Abstract In order to investigate the deformation within the upper plate of the Calabrian subduction zone, we have mapped and modeled a sequence of Late Quaternary paleoshorelines tectonically deformed by the Capo D'Orlando normal fault, NE Sicily, which forms part of the actively deforming Calabrian Arc. In addition to the 1908 Messina Strait earthquake ( M w 7.1), this region has experienced damaging earthquakes, possibly on the Capo D'Orlando Fault; however, it is not considered by some to be a potential seismogenic source. Uplifted Quaternary paleoshorelines are preserved on the hangingwall of the Capo D'Orlando Fault, indicating that hangingwall subsidence is counteracted by regional uplift, likely because of deformation associated with subduction/collision. We attempt to constrain the relationship between regional uplift, crustal extensional processes, and historical seismicity, and we quantify both the normal and regional deformation signals. We report uplift variations along the strike of the fault and use a synchronous correlation technique to assign ages to paleoshorelines, facilitating calculation of uplift rates and the fault throw rate.

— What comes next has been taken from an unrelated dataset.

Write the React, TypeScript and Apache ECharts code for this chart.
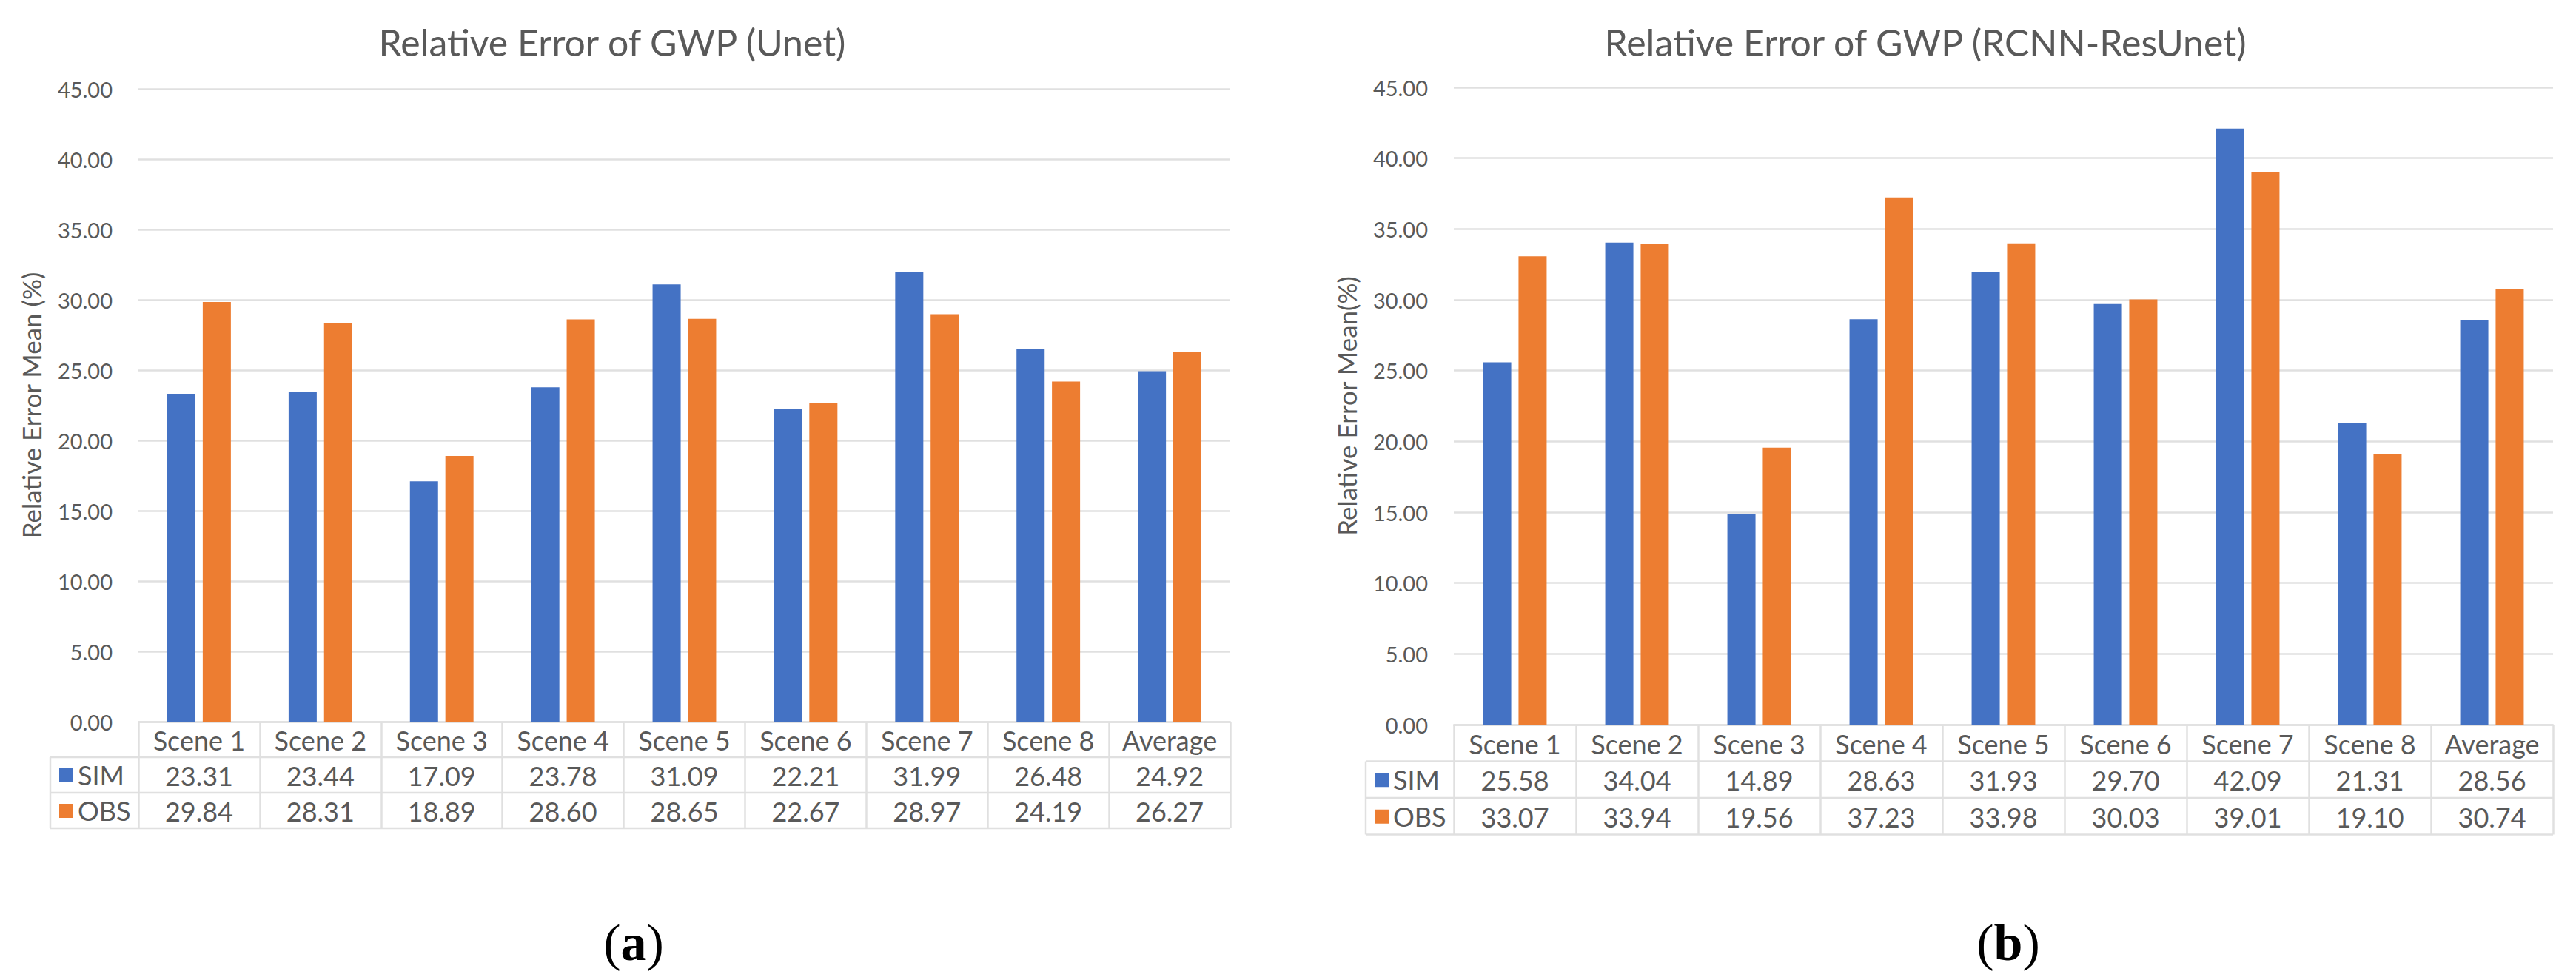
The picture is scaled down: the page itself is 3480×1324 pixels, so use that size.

Uplift rates in the hangingwall increase from 0.4 mm/year in the center of the fault to 0.89 mm/year beyond its SW fault tip, suggesting 0.5 mm/year of fault‐related subsidence, which implies a throw rate of 0.63 ± 0.02 mm/year, and significant seismic hazard. Overall, we emphasize that upper plate extension and related vertical motions complicate the process of deriving information on the subduction/collision process, such as coupling and slip distribution on the subduction interface, parameters that are commonly inferred for other subduction zones without considering upper plate deformation.